Despite foreign pressure, on 26 March 1935, the Court of the Lithuanian Armed Forces went ahead with sentencing. In total, 14 members of the CSA and 73 members of the SOVOG were convicted and were sentenced to life-long or fixed-term imprisonment in a heavy labor prison. However, the court also acquitted 35 people, and one defendant fled. The most severe penalties were imposed against the assassins of Jesuits, who were sentenced to death. The Supreme Tribunal of Lithuania upheld the court's decision on appeal.
Lithuanian President Antanas Smetona in May 1935 commuted the death sentences to life imprisonment and released several other convicts in response to foreign pressure. A proposal was then made by Stasys Lozoraitis, the Lithuanian Minister for Foreign Affairs, to exchange Lithuanian political prisoners in Germany for the convicts in the trial. However, Germany rejected the proposal.
In 1937, Smetona dismissed the sentence of Sass and amnestied 35 other convicts, and in 1938, he also amnestied Neumann and Bertuleit. The last amnestied convicts of the trial were four assassins of Jesuttis and two who had attempted to assassinate Lopp. In August 1938, at the request of the Directorate of the Klaipėda Region, all civil rights were restored to the convicted and formerly-convicted Nazis.
After the 1939 German ultimatum to Lithuania, Nazi Germany annexed the Klaipėda Region, and in March 1939, Adolf Hitler visited Klaipėda and met personally with Neumann and the others who had been convicted.[31]
The trial of Neumann and Sass revealed Nazi Germany's plans to annex the Klaipėda Region.
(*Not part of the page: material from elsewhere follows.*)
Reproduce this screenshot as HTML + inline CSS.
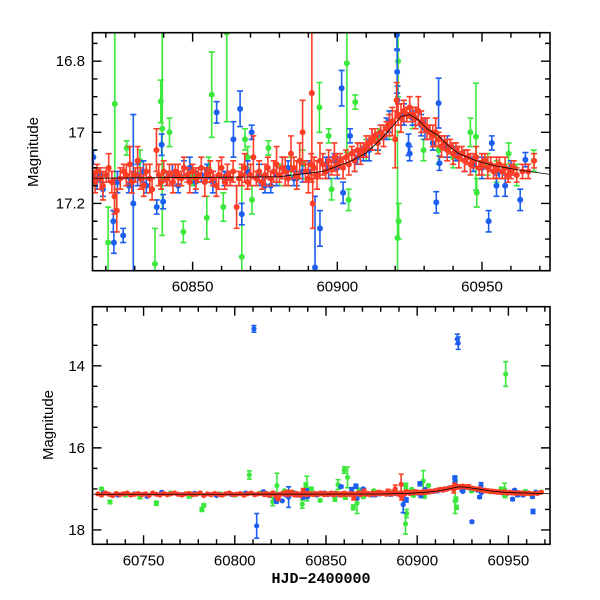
<!DOCTYPE html>
<html><head><meta charset="utf-8"><style>
html,body{margin:0;padding:0;background:#fff;}
svg{display:block;font-family:"Liberation Sans",sans-serif;}
</style></head><body>
<svg id="chart" width="600" height="600" viewBox="0 0 600 600" xmlns="http://www.w3.org/2000/svg">
<defs>
<clipPath id="clipTop"><rect x="92.5" y="32.7" width="457.5" height="238"/></clipPath>
<clipPath id="clipBot"><rect x="92.5" y="306.7" width="457.5" height="237.6"/></clipPath>
</defs>
<g id="topPanel"></g>
<g id="botPanel"></g>
<text x="0" y="0" transform="translate(38,152) rotate(-90)" text-anchor="middle" font-size="15">Magnitude</text>
<text x="0" y="0" transform="translate(53,425) rotate(-90)" text-anchor="middle" font-size="15">Magnitude</text>
<text x="321" y="583" text-anchor="middle" font-size="15" font-family="Liberation Mono, monospace" font-weight="bold">HJD−2400000</text>
</svg>
<script>
// ---- data ----
const redT=[60725,60727,60729,60731,60733,60735,60737,60739,60741,60743,60745,60747,60749,60751,60753,60755,60757,60759,60761,60763,60765,60767,60769,60771,60773,60775,60777,60779,60781,60783,60785,60787,60789,60791,60793,60795,60797,60799,60801,60803,60805,60807,60809,60811,60813,
60815.5,60816.3,60817.0,60818.1,60819.0,60820.2,60821.0,60822.1,60823.0,60823.8,60825.0,60826.2,60827.1,60828.3,60829.0,60830.2,60831.0,60832.0,60833.1,60834.0,60835.2,60836.0,60837.5,60838.3,60839.1,60840.0,60841.2,60842.0,60843.2,60844.0,60845.0,60846.1,60847.0,60848.2,60849.0,60850.0,60851.1,60852.0,60853.0,60854.2,60855.0,60856.1,60857.0,60858.2,60859.0,60860.0,60861.1,60862.0,60863.0,60864.0,60865.2,60866.0,60867.0,60868.0,60869.0,60870.0,60871.0,60872.0,60873.0,60874.0,60875.0,60876.0,60877.0,60878.0,60879.0,60880.0,60881.0,60882.0,60883.0,60884.0,60885.0,60886.0,60887.0,60888.0,60889.0,60890.0,60891.0,60891.5,60891.2,
60892,60893,60894,60895,60896,60897,60898,60899,60900,60901,60902,60903,60904,60905,60906,60907,60908,60909,60910,60911,60912,60913,60914,60915,60916,60917,60918,60919,60920,60920.5,60921,60922,60923,60924,60925,60926,60927,60928,60929,60930,60931,60932,60933,60934,60935,60936,60937,60938,60939,60940,60941,60942,60943,60944,60945,60946,60947,60948,60949,60950,60951,60952,60953,60954,60955,60956,60957,60958,60959,60960,60961,60962,60964,60966,60968];
const redM=[17.12,17.15,17.10,17.13,17.16,17.11,17.14,17.12,17.10,17.15,17.13,17.11,17.14,17.12,17.16,17.10,17.13,17.15,17.11,17.14,17.12,17.10,17.13,17.15,17.12,17.11,17.14,17.13,17.10,17.16,17.12,17.14,17.11,17.13,17.15,17.12,17.10,17.14,17.13,17.11,17.15,17.12,17.10,17.14,17.12,
17.12,17.14,17.11,17.13,17.15,17.12,17.10,17.14,17.18,17.22,17.13,17.11,17.12,17.09,17.14,17.12,17.08,17.13,17.15,17.11,17.13,17.16,17.05,17.12,17.14,17.11,17.13,17.12,17.14,17.11,17.12,17.13,17.10,17.12,17.14,17.11,17.13,17.12,17.10,17.14,17.12,17.11,17.13,17.15,17.12,17.10,17.14,17.12,17.13,17.11,17.21,17.13,17.12,17.10,17.14,17.12,17.07,17.13,17.11,17.14,17.12,17.10,17.13,17.11,17.09,17.12,17.10,17.11,17.13,17.06,17.10,17.12,17.08,17.00,17.11,17.13,17.09,17.20,16.89,
17.10,17.12,17.08,17.09,17.11,17.08,17.10,17.07,17.09,17.08,17.10,17.07,17.09,17.06,17.08,17.05,17.06,17.05,17.04,17.03,17.02,17.01,17.03,17.00,17.01,16.99,16.98,16.97,17.02,16.91,16.95,16.96,16.94,16.95,16.93,16.95,16.96,16.94,16.97,16.98,16.99,17.00,17.01,17.00,17.02,17.04,17.03,17.05,17.04,17.06,17.05,17.07,17.06,17.08,17.07,17.09,17.08,17.07,17.10,17.09,17.08,17.10,17.09,17.11,17.10,17.09,17.11,17.10,17.12,17.11,17.10,17.12,17.11,17.11,17.08];
const redE=[0.02,0.02,0.03,0.02,0.03,0.02,0.02,0.03,0.02,0.02,0.03,0.02,0.02,0.03,0.02,0.02,0.03,0.02,0.02,0.03,0.02,0.02,0.03,0.02,0.02,0.03,0.02,0.02,0.03,0.02,0.02,0.03,0.02,0.02,0.03,0.02,0.02,0.03,0.02,0.02,0.03,0.02,0.02,0.03,0.02,
0.02,0.03,0.02,0.03,0.04,0.02,0.04,0.03,0.05,0.06,0.03,0.02,0.03,0.05,0.03,0.02,0.04,0.03,0.03,0.02,0.04,0.03,0.06,0.03,0.02,0.03,0.02,0.03,0.03,0.02,0.03,0.02,0.03,0.02,0.03,0.02,0.03,0.02,0.03,0.04,0.02,0.03,0.02,0.03,0.04,0.03,0.02,0.03,0.02,0.03,0.06,0.02,0.03,0.04,0.02,0.03,0.06,0.02,0.03,0.02,0.03,0.03,0.02,0.03,0.05,0.02,0.03,0.04,0.02,0.05,0.03,0.04,0.05,0.09,0.03,0.04,0.03,0.07,0.25,
0.03,0.04,0.05,0.03,0.02,0.03,0.02,0.04,0.03,0.02,0.03,0.02,0.03,0.02,0.03,0.02,0.03,0.02,0.03,0.02,0.03,0.02,0.03,0.02,0.03,0.02,0.03,0.04,0.08,0.05,0.03,0.04,0.03,0.02,0.03,0.02,0.03,0.04,0.03,0.02,0.03,0.02,0.03,0.04,0.02,0.03,0.02,0.03,0.02,0.03,0.02,0.03,0.02,0.03,0.02,0.03,0.02,0.03,0.02,0.03,0.02,0.03,0.02,0.02,0.03,0.02,0.02,0.03,0.02,0.02,0.02,0.02,0.02,0.02,0.02];

const blueT=[60728,60736,60745,60752,60760,60771,60778,60790,60798,60806,60810.5,60812,60815.7,60817,60819,60822.6,60822.8,60826,60829.5,60831,60834,60837.6,60839.3,60839.8,60843,60847,60851,60855,60858.3,60861,60864.1,60866.4,60867,60870.4,60873,60877,60881,60885,60888,60892.3,60894,60897,60899,60901.5,60902,60904.4,60906,60909,60912,60915,60918,60920.6,60920.7,60920.8,60922,60922.5,60923,60924.6,60925,60927,60930,60930.3,60933,60934.2,60935,60935.3,60938,60941,60944,60947,60950,60952.3,60953.4,60955,60956,60958,60960,60963.2,60963.5,60965,
60818,60824,60828,60833,60841,60845,60849,60853,60857,60863,60869,60875,60879,60883,60886,60890,60896,60900,60907,60911,60914,60917,60926,60929];
const blueM=[17.10,17.15,17.12,17.18,17.08,17.14,17.11,17.16,17.13,17.10,13.10,17.90,17.07,17.13,17.16,17.25,17.31,17.29,17.20,17.12,17.15,17.21,17.035,17.195,17.12,17.10,17.14,17.11,16.944,17.13,17.02,16.934,17.23,17.00,17.12,17.15,17.10,17.13,17.11,17.38,17.27,17.10,17.08,16.876,17.17,17.01,17.08,17.06,17.02,17.00,16.97,16.726,16.83,16.91,13.35,13.45,16.95,17.035,17.06,16.96,17.80,16.99,17.03,17.197,16.918,17.087,17.04,17.06,17.08,17.09,17.10,17.25,17.03,17.15,17.11,17.15,17.10,17.19,17.55,17.077,
17.12,17.14,17.15,17.11,17.13,17.15,17.10,17.12,17.14,17.13,17.11,17.15,17.12,17.10,17.13,17.11,17.09,17.10,17.07,17.05,17.03,16.99,16.96,16.98];
const blueE=[0.02,0.03,0.02,0.03,0.02,0.02,0.03,0.02,0.03,0.02,0.08,0.30,0.02,0.03,0.02,0.03,0.03,0.02,0.25,0.03,0.02,0.02,0.03,0.02,0.03,0.02,0.03,0.02,0.03,0.02,0.05,0.05,0.03,0.02,0.03,0.02,0.03,0.02,0.03,0.20,0.05,0.03,0.02,0.05,0.03,0.02,0.03,0.02,0.03,0.02,0.03,0.04,0.06,0.04,0.12,0.15,0.03,0.03,0.02,0.03,0.02,0.03,0.02,0.03,0.07,0.02,0.03,0.02,0.03,0.02,0.03,0.03,0.02,0.03,0.02,0.03,0.02,0.03,0.05,0.02,
0.02,0.03,0.02,0.03,0.02,0.02,0.03,0.02,0.03,0.02,0.03,0.02,0.03,0.02,0.02,0.03,0.02,0.03,0.02,0.03,0.02,0.03,0.02,0.03];

const greenT=[60727,60731.6,60740,60748,60757,60765,60775,60782,60783,60792,60800,60808,60814,60820.8,60823.1,60827.2,60831.8,60837,60839,60839.5,60842,60846.8,60850,60854.9,60855.5,60856.6,60860,60860.6,60861.8,60865,60867,60868.1,60869,60870.5,60876.2,60880,60884,60888,60893.6,60893.8,60894.2,60897,60898,60903.3,60903.9,60906.2,60910,60914,60918,60920.8,60921,60921.2,60921.5,60926,60929.8,60935,60940,60946,60947.9,60948.2,60948.5,60952,60955,60959.2,60962,60967.9];
const greenM=[17.00,17.32,17.15,17.20,17.35,17.10,17.18,17.50,17.40,17.12,17.15,16.66,17.10,17.31,16.92,17.044,17.08,17.37,16.913,16.99,17.00,17.28,17.12,17.24,17.10,16.894,16.54,17.21,16.72,17.45,17.35,17.02,17.07,17.19,17.044,17.12,17.10,17.09,17.85,16.93,17.60,17.01,17.16,16.806,17.19,16.915,17.05,17.02,16.98,17.297,16.80,17.25,17.45,16.96,17.05,17.05,17.07,17.00,17.012,17.17,14.20,17.09,17.11,17.06,17.12,17.08];
const greenE=[0.03,0.04,0.03,0.04,0.05,0.03,0.04,0.05,0.04,0.03,0.03,0.10,0.03,0.10,0.30,0.02,0.03,0.10,0.06,0.30,0.04,0.03,0.03,0.06,0.03,0.12,0.08,0.04,0.25,0.06,0.25,0.03,0.03,0.04,0.02,0.03,0.03,0.04,0.25,0.07,0.10,0.02,0.03,0.25,0.03,0.02,0.03,0.03,0.04,0.30,0.10,0.05,0.05,0.03,0.03,0.04,0.03,0.04,0.15,0.04,0.30,0.03,0.03,0.03,0.03,0.03];

const modelT=[60720,60800,60880,60895,60900,60905,60910,60915,60920,60922,60925,60928,60931,60935,60938,60942,60948,60955,60962,60968,60975];
const modelM=[17.13,17.13,17.125,17.11,17.095,17.08,17.058,17.02,16.975,16.955,16.95,16.965,16.99,17.01,17.035,17.06,17.08,17.095,17.105,17.112,17.12];

const topXTicks=[60850,60900,60950];
const topYTicks=[16.8,17,17.2];
const botXTicks=[60750,60800,60850,60900,60950];
const botYTicks=[14,16,18];

// ---- rendering ----
const NS="http://www.w3.org/2000/svg";
function mk(tag,attrs,parent){const e=document.createElementNS(NS,tag);for(const k in attrs)e.setAttribute(k,attrs[k]);parent.appendChild(e);return e;}
const L=92.5,R=550;
const panels=[
 {g:document.getElementById('topPanel'),name:'top',top:32.7,bot:270.7,x0:60815.4,x1:60973.5,y0:16.72,y1:17.389,xMajor:50,xMinor:10,yMajor:0.2,yMinor:0.05,xT:topXTicks,yT:topYTicks,clip:'url(#clipTop)',r:3,cap:3},
 {g:document.getElementById('botPanel'),name:'bottom',top:306.7,bot:544.3,x0:60722,x1:60972.8,y0:12.56,y1:18.35,xMajor:50,xMinor:10,yMajor:2,yMinor:0.5,xT:botXTicks,yT:botYTicks,clip:'url(#clipBot)',r:2.6,cap:2.5}
];
const series=[
 {name:'green',T:greenT,M:greenM,E:greenE,c:'#3de83d'},
 {name:'blue',T:blueT,M:blueM,E:blueE,c:'#1c5ff0'},
 {name:'red',T:redT,M:redM,E:redE,c:'#ff3d26'}
];
panels.forEach(p=>{
 const xs=t=>L+(t-p.x0)/(p.x1-p.x0)*(R-L);
 const ys=m=>p.top+(m-p.y0)/(p.y1-p.y0)*(p.bot-p.top);
 const dg=mk('g',{'clip-path':p.clip},p.g);
 
 
 series.forEach(s=>{
  const sg=mk('g',{},dg);
  
  
  for(let i=0;i<s.T.length;i++){
   const x=xs(s.T[i]),y=ys(s.M[i]),ya=ys(s.M[i]-s.E[i]),yb=ys(s.M[i]+s.E[i]);
   const bar=mk('path',{d:`M${x},${ya}V${yb}M${x-p.cap},${ya}H${x+p.cap}M${x-p.cap},${yb}H${x+p.cap}`,stroke:s.c,'stroke-width':1.6,fill:'none'},sg);
   
   
   const pt=mk('circle',{cx:x,cy:y,r:p.r,fill:s.c},sg);
   
   
  }
 });
 let d='';
 for(let i=0;i<modelT.length;i++)d+=(i?'L':'M')+xs(modelT[i])+','+ys(modelM[i]);
 const ml=mk('path',{d:d,stroke:'#000','stroke-width':0.8,fill:'none'},dg);
 
 
 const fr=mk('rect',{x:L,y:p.top,width:R-L,height:p.bot-p.top,fill:'none',stroke:'#000','stroke-width':1.6},p.g);
 
 
 let td='';
 const xs0=Math.ceil(p.x0/p.xMinor)*p.xMinor;
 for(let t=xs0;t<=p.x1;t+=p.xMinor){const x=xs(t);const maj=Math.abs(t/p.xMajor-Math.round(t/p.xMajor))<1e-6;const len=maj?9:5;td+=`M${x},${p.bot}v${-len}M${x},${p.top}v${len}`;}
 const n0=Math.ceil(p.y0/p.yMinor-1e-6),n1=Math.floor(p.y1/p.yMinor+1e-6);
 for(let n=n0;n<=n1;n++){const m=n*p.yMinor;const y=ys(m);const maj=Math.abs(m/p.yMajor-Math.round(m/p.yMajor))<1e-6;const len=maj?9:5;td+=`M${L},${y}h${len}M${R},${y}h${-len}`;}
 const tk=mk('path',{d:td,stroke:'#000','stroke-width':1.4,fill:'none'},p.g);
 
 
 p.xT.forEach(v=>{
  const tx=mk('text',{x:xs(v),y:p.bot+21,'text-anchor':'middle','font-size':15},p.g);
  tx.textContent=String(v);
  
  
 });
 p.yT.forEach(v=>{
  const ty=mk('text',{x:85,y:ys(v)+5,'text-anchor':'end','font-size':15},p.g);
  ty.textContent=String(v);
  
  
 });
});
</script>
</body></html>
At the time, it was the largest case of such type to be successfully concluded.
The trial of Neumann and Sass received exceptional criticism in the German press at the time. As a result, Germany began economic pressure by terminating the trade agreement with Lithuania.
In 1934 and 1935, the Lithuanian directorates of the Klaipėda Region, led by Martynas Reizgys and Jurgis Brūvelaitis, fired all followers of Neumann and Sass. Germany reacted by accusing Lithuania of violating the Klaipėda Convention and sent complaints to the League of Nations and to the signatories of the agreement.
At the time, Stasys Lozoraitis sought a démarche (formal diplomatic representation) from the signatory states of the Klaipėda Convention to Nazi Germany, but they began to press Lithuania instead of Nazi Germany.[32] The United Kingdom encouraged France and Italy, which sent a démarche Lithuania on 13 March 1935. On 30 March, the British suggested for France and Italy to send a common ultimate note to Lithuania. The Italian government of Fascist Italy requested for Lithuanian President Antanas Smetona to pardon the National Socialists, who were sentenced to death. The British representative, T. Preston, stressed to Lozoraitis that Lithuania could count on British support only if the "normal functioning of the autonomous system" in Klaipėda was restored. Moreover, Preston also noted the need to back down to Nazi Germany and not to carry out the executions of the convicted National Socialists. France did not provide support to Lithuania either. Furthermore, Lithuania was not supported even by its closest allies in the Baltic Entente: Latvia and Estonia.
The trial of Neumann and Sass has been seen as a forerunner to the Nuremberg trials. The trial exposed Nazi ambitions and methods, but it had minimal effect since adequate measures were not taken to quell the development of Hitlerism or to turn back Germany's increasingly aggressive territorial claims that ultimately led to the outbreak of the Second World War.